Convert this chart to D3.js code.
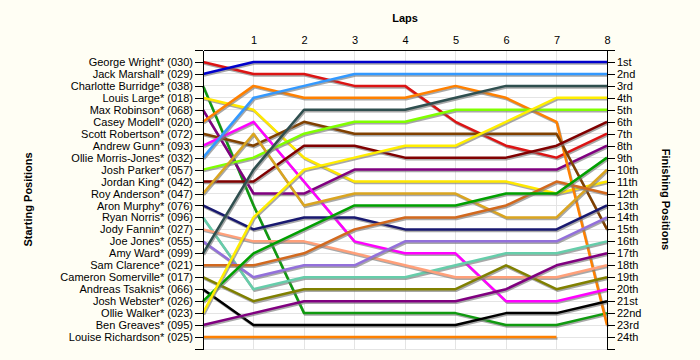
<!DOCTYPE html>
<html><head><meta charset="utf-8">
<script src="https://cdn.jsdelivr.net/npm/d3@7"></script>
<style>
html,body{margin:0;padding:0;background:#fffef4;}
svg{display:block;}
</style></head>
<body>
<svg id="chart" width="700" height="360"></svg>
<script>
// ---- data ----
const laps = [0, 1, 2, 3, 4, 5, 6, 7, 8];
const lapTickLabels = ["1", "2", "3", "4", "5", "6", "7", "8"];
const startingNames = [
  "George Wright* (030)", "Jack Marshall* (029)", "Charlotte Burridge* (038)", "Louis Large* (018)",
  "Max Robinson* (068)", "Casey Modell* (020)", "Scott Robertson* (072)", "Andrew Gunn* (093)",
  "Ollie Morris-Jones* (032)", "Josh Parker* (057)", "Jordan King* (042)", "Roy Anderson* (047)",
  "Aron Murphy* (076)", "Ryan Norris* (096)", "Jody Fannin* (027)", "Joe Jones* (055)",
  "Amy Ward* (099)", "Sam Clarence* (021)", "Cameron Somerville* (017)", "Andreas Tsaknis* (066)",
  "Josh Webster* (026)", "Ollie Walker* (023)", "Ben Greaves* (095)", "Louise Richardson* (025)"
];
const finishingLabels = ["1st","2nd","3rd","4th","5th","6th","7th","8th","9th","10th","11th","12th",
  "13th","14th","15th","16th","17th","18th","19th","20th","21st","22nd","23rd","24th"];

const georgeWright     = [1, 2, 2, 3, 3, 6, 8, 9, 7];
const jackMarshall     = [2, 1, 1, 1, 1, 1, 1, 1, 1];
const charlotteBurridge= [3, 13, 22, 22, 22, 22, 23, 23, 22];
const louisLarge       = [4, 5, 9, 11, 11, 11, 11, 12, 11];
const maxRobinson      = [5, 12, 12, 10, 10, 10, 10, 10, 8];
const caseyModell      = [6, 3, 4, 4, 4, 3, 4, 6, 23];
const scottRobertson   = [7, 8, 6, 7, 7, 7, 7, 7, 15];
const andrewGunn       = [8, 6, 11, 16, 17, 17, 21, 21, 20];
const ollieMorrisJones = [9, 4, 3, 2, 2, 2, 2, 2, 2];
const joshParker       = [10, 9, 7, 6, 6, 5, 5, 5, 5];
const jordanKing       = [11, 11, 8, 8, 9, 9, 9, 8, 6];
const royAnderson      = [12, 7, 13, 12, 12, 12, 14, 14, 10];
const aronMurphy       = [13, 15, 14, 14, 15, 15, 15, 15, 13];
const ryanNorris       = [14, 20, 19, 19, 19, 18, 17, 17, 16];
const jodyFannin       = [15, 16, 16, 17, 18, 19, 19, 19, 18];
const joeJones         = [16, 19, 18, 18, 16, 16, 16, 16, 14];
const amyWard          = [17, 10, 5, 5, 5, 4, 3, 3, 3];
const samClarence      = [18, 18, 17, 15, 14, 14, 13, 11, 12];
const cameronSomerville= [19, 21, 20, 20, 20, 20, 18, 20, 19];
const andreasTsaknis   = [20, 23, 23, 23, 23, 23, 22, 22, 21];
const joshWebster      = [21, 17, 15, 13, 13, 13, 12, 12, 9];
const ollieWalker      = [22, 14, 10, 9, 8, 8, 6, 4, 4];
const benGreaves       = [23, 22, 21, 21, 21, 21, 20, 18, 17];
const louiseRichardson = [24, 24, 24, 24, 24, 24, 24, 24, null];

const seriesValues = [georgeWright, jackMarshall, charlotteBurridge, louisLarge, maxRobinson, caseyModell,
  scottRobertson, andrewGunn, ollieMorrisJones, joshParker, jordanKing, royAnderson, aronMurphy, ryanNorris,
  jodyFannin, joeJones, amyWard, samClarence, cameronSomerville, andreasTsaknis, joshWebster, ollieWalker,
  benGreaves, louiseRichardson];

const seriesColors = ["#dc1414", "#0000cc", "#109a10", "#ffe800", "#800080", "#ff8000", "#804000", "#ff00ff",
  "#3399ff", "#80ff00", "#800000", "#daa520", "#191970", "#66cdaa", "#ffa07a", "#9370db",
  "#2f4f4f", "#d2691e", "#808000", "#000000", "#00a000", "#ffee00", "#800080", "#ff8000"];

// ---- chart ----
const svg = d3.select("#chart");
const pLeft = 203, pRight = 607, pTop = 50, pBottom = 349;
const x = d3.scaleLinear().domain([0, 8]).range([pLeft, pRight]);
const y = d3.scaleLinear().domain([0, 25]).range([pTop, pBottom]);
const font = "'Liberation Sans', Arial, sans-serif";

svg.append("rect").attr("x", pLeft).attr("y", pTop).attr("width", pRight - pLeft).attr("height", pBottom - pTop)
  .attr("fill", "#ffffff");

// grid
const grid = svg.append("g").attr("stroke", "#e4e4e4").attr("stroke-width", 1).attr("shape-rendering", "crispEdges");
grid.selectAll("line.h").data(d3.range(1, 26)).join("line").attr("class", "h")
  .attr("x1", pLeft).attr("x2", pRight).attr("y1", d => y(d)).attr("y2", d => y(d));
grid.selectAll("line.v").data(laps.slice(1, 8)).join("line").attr("class", "v")
  .attr("x1", d => x(d)).attr("x2", d => x(d)).attr("y1", pTop).attr("y2", pBottom);

// lines
const line = d3.line().defined(d => d.v != null).x(d => x(d.lap)).y(d => y(d.v));
const lineData = seriesValues.map((vals, i) => ({ color: seriesColors[i], pts: vals.map((v, j) => ({ lap: laps[j], v })) }));

const gLines = svg.append("g");
lineData.forEach(s => {
  gLines.append("path").attr("d", line(s.pts)).attr("fill", "none")
    .attr("stroke", "#7a7a7a").attr("stroke-opacity", 0.65).attr("stroke-width", 2.5)
    .attr("stroke-linejoin", "round").attr("transform", "translate(1,1.5)");
  gLines.append("path").attr("d", line(s.pts)).attr("fill", "none")
    .attr("stroke", s.color).attr("stroke-width", 2.5).attr("stroke-linejoin", "round");
});

// axes
const styleAxis = g => {
  g.selectAll("text").attr("font-family", font).attr("font-size", 11).attr("fill", "#000");
  g.selectAll("line,path").attr("stroke", "#000");
  g.attr("shape-rendering", "crispEdges");
};

svg.append("g").attr("transform", `translate(${pLeft},0)`)
  .call(d3.axisLeft(y).tickValues(d3.range(0, 26)).tickSize(8).tickSizeOuter(0).tickPadding(2)
    .tickFormat(d => startingNames[d - 1] || ""))
  .call(styleAxis);

svg.append("g").attr("transform", `translate(${pRight},0)`)
  .call(d3.axisRight(y).tickValues(d3.range(0, 26)).tickSize(8).tickSizeOuter(0).tickPadding(2)
    .tickFormat(d => finishingLabels[d - 1] || ""))
  .call(styleAxis);

svg.append("g").attr("transform", `translate(0,${pTop})`)
  .call(d3.axisTop(x).tickValues(laps.slice(1)).tickSize(0).tickSizeOuter(0).tickPadding(6)
    .tickFormat((d, i) => lapTickLabels[i]))
  .call(styleAxis);

// titles
svg.append("text").attr("x", (pLeft + pRight) / 2).attr("y", 22).attr("text-anchor", "middle")
  .attr("font-family", font).attr("font-size", 11).attr("font-weight", "bold").text("Laps");
svg.append("text").attr("transform", `translate(32,${(pTop + pBottom) / 2}) rotate(-90)`).attr("text-anchor", "middle")
  .attr("font-family", font).attr("font-size", 11).attr("font-weight", "bold").text("Starting Positions");
svg.append("text").attr("transform", `translate(662,${(pTop + pBottom) / 2}) rotate(90)`).attr("text-anchor", "middle")
  .attr("font-family", font).attr("font-size", 11).attr("font-weight", "bold").text("Finishing Positions");
</script>
</body></html>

Task goal:
Pick out lines containing the word "chart", each one as written.

Task answer:
Convert this chart to D3.js code.
<svg id="chart" width="700" height="360"></svg>
// ---- chart ----
const svg = d3.select("#chart");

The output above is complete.